Required work: Each line that holds the word "this" counts once; report the total and nothing else.

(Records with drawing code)
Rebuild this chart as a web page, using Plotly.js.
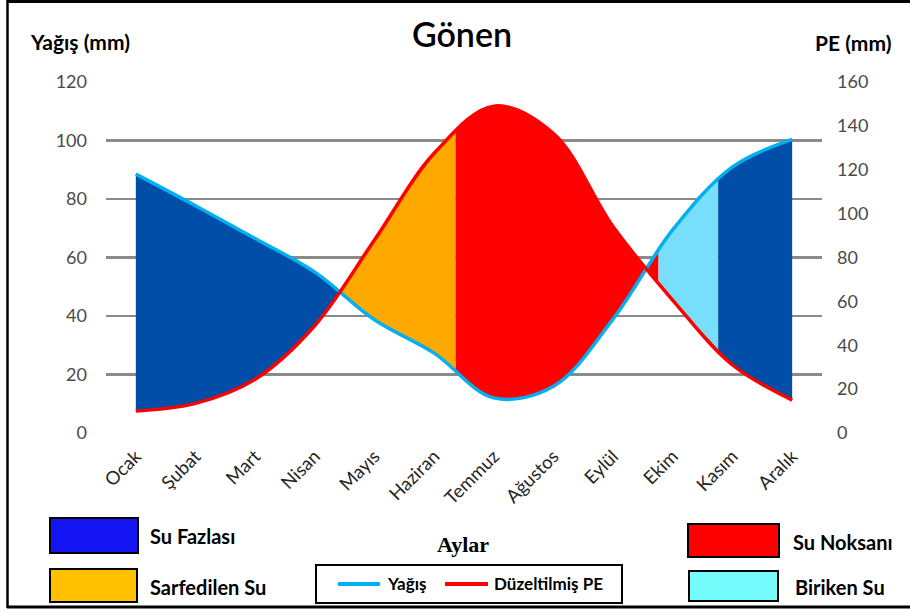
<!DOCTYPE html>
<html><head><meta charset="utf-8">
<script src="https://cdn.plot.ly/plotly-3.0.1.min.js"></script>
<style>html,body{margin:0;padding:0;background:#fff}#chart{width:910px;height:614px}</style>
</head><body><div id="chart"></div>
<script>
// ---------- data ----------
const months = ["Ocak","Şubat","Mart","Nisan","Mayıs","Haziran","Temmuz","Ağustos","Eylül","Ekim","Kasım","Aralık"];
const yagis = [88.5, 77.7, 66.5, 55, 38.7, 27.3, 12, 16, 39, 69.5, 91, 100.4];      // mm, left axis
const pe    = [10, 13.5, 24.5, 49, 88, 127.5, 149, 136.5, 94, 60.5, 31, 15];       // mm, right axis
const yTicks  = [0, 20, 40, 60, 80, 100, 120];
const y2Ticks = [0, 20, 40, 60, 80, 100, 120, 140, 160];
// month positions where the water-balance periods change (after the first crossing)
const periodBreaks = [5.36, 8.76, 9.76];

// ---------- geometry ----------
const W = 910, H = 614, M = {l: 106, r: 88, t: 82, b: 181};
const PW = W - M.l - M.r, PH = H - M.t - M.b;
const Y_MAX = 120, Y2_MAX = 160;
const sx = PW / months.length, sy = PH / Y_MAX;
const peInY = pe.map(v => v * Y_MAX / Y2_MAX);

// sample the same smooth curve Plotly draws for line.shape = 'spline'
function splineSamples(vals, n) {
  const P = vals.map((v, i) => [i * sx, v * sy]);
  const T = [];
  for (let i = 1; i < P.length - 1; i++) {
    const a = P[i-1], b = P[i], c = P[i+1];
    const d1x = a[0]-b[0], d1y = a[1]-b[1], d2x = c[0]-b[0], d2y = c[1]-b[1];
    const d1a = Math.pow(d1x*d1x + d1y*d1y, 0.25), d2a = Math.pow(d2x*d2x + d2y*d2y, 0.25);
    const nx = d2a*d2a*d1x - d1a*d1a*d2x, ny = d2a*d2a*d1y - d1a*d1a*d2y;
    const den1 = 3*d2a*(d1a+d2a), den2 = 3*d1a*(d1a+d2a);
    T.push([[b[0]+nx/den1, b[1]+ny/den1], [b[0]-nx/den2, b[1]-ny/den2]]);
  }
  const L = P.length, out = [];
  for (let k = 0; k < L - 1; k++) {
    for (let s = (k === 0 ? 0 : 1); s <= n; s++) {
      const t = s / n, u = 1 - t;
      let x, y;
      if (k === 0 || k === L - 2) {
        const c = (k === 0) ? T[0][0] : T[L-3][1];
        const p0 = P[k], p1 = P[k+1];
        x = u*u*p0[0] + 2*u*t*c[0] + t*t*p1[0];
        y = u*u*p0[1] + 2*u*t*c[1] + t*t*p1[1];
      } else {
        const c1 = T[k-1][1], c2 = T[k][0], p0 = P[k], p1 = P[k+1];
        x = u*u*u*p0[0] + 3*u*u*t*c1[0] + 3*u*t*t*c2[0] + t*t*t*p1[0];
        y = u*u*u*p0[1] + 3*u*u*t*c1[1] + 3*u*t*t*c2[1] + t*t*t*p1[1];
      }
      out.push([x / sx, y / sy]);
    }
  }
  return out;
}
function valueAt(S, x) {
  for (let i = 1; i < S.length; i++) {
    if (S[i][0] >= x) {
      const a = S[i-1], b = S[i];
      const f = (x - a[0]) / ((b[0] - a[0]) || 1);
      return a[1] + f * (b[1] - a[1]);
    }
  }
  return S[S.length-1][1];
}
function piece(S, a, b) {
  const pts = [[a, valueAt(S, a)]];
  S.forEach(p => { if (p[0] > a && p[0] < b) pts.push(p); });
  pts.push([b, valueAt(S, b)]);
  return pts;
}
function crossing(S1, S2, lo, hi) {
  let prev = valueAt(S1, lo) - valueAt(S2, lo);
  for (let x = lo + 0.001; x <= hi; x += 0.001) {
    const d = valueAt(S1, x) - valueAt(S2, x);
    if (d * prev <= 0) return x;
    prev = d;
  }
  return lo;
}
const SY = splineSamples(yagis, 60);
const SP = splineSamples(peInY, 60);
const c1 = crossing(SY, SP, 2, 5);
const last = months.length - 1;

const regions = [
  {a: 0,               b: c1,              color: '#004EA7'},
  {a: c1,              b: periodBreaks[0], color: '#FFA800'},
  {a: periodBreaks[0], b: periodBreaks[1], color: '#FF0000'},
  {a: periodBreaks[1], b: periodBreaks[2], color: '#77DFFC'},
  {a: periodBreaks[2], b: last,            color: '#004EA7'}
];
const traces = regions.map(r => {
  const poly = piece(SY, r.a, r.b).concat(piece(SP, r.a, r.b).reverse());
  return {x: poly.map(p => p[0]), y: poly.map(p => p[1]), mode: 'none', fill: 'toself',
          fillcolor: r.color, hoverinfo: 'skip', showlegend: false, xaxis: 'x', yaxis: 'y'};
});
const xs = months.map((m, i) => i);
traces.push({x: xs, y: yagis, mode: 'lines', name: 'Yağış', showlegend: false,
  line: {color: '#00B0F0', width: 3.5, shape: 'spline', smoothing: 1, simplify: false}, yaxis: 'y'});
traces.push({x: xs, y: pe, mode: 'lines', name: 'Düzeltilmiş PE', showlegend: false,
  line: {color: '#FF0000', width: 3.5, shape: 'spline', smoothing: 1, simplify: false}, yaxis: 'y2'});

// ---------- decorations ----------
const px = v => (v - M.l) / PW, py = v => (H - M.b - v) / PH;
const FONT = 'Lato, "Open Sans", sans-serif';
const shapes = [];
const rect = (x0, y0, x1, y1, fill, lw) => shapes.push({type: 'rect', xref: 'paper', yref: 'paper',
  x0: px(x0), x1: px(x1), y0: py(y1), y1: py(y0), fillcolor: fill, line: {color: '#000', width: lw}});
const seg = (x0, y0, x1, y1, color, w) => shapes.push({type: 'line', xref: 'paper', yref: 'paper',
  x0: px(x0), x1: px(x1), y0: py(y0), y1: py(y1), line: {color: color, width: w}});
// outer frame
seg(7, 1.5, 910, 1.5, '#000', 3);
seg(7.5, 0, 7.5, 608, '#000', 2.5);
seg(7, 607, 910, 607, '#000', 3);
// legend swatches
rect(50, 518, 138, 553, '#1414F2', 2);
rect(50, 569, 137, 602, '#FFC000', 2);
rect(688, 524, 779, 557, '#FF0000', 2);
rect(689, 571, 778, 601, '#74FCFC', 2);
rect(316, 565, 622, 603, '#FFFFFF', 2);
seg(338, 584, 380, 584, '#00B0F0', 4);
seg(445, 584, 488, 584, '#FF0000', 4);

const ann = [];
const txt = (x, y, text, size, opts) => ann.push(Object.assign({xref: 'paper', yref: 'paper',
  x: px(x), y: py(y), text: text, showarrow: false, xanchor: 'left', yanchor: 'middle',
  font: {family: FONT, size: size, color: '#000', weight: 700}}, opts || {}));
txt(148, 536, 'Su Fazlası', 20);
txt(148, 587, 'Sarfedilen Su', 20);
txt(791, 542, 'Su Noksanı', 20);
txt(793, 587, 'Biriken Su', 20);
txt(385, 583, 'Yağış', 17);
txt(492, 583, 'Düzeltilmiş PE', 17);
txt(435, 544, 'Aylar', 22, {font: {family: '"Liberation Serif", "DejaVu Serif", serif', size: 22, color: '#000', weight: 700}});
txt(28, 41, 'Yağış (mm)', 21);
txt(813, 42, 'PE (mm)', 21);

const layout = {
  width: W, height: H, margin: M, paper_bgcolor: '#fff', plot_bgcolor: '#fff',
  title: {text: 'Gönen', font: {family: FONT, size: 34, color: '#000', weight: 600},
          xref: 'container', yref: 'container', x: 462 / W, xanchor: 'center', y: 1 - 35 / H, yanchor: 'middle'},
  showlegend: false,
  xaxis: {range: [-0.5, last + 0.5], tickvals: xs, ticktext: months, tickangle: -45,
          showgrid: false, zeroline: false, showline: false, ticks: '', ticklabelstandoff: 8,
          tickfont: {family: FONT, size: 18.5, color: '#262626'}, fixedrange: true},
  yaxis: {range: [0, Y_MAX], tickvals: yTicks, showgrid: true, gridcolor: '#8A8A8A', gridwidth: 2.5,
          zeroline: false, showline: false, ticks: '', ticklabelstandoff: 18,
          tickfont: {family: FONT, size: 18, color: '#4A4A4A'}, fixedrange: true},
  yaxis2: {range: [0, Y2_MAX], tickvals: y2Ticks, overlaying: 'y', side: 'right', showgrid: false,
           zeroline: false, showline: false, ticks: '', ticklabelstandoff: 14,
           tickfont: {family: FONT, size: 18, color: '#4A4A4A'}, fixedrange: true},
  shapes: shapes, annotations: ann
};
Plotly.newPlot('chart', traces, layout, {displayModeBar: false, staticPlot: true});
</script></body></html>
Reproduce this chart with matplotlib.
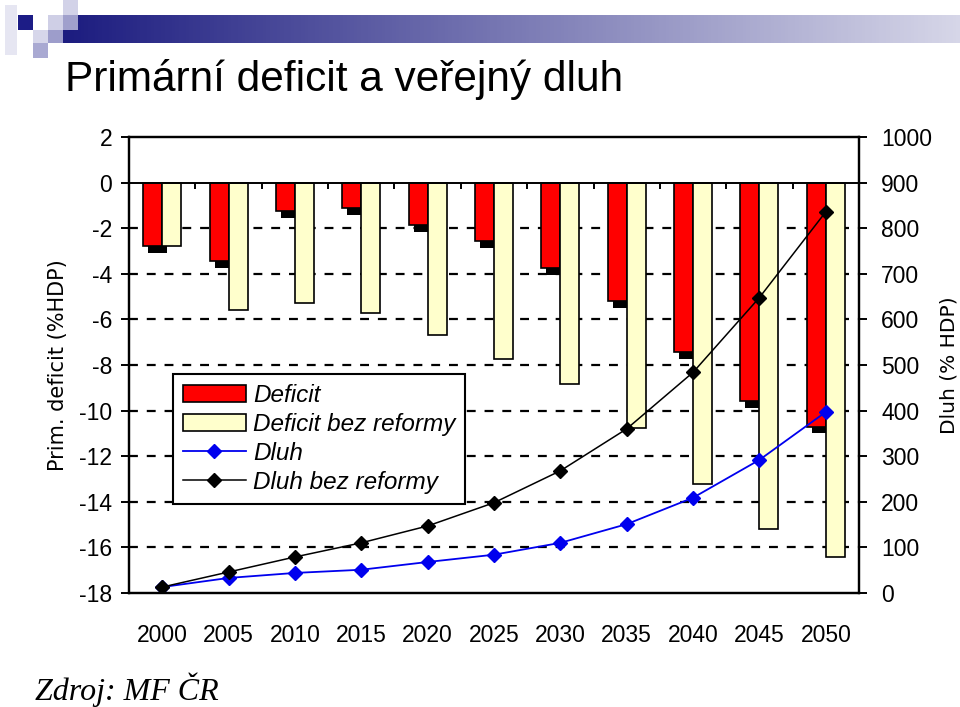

Correct answer: 2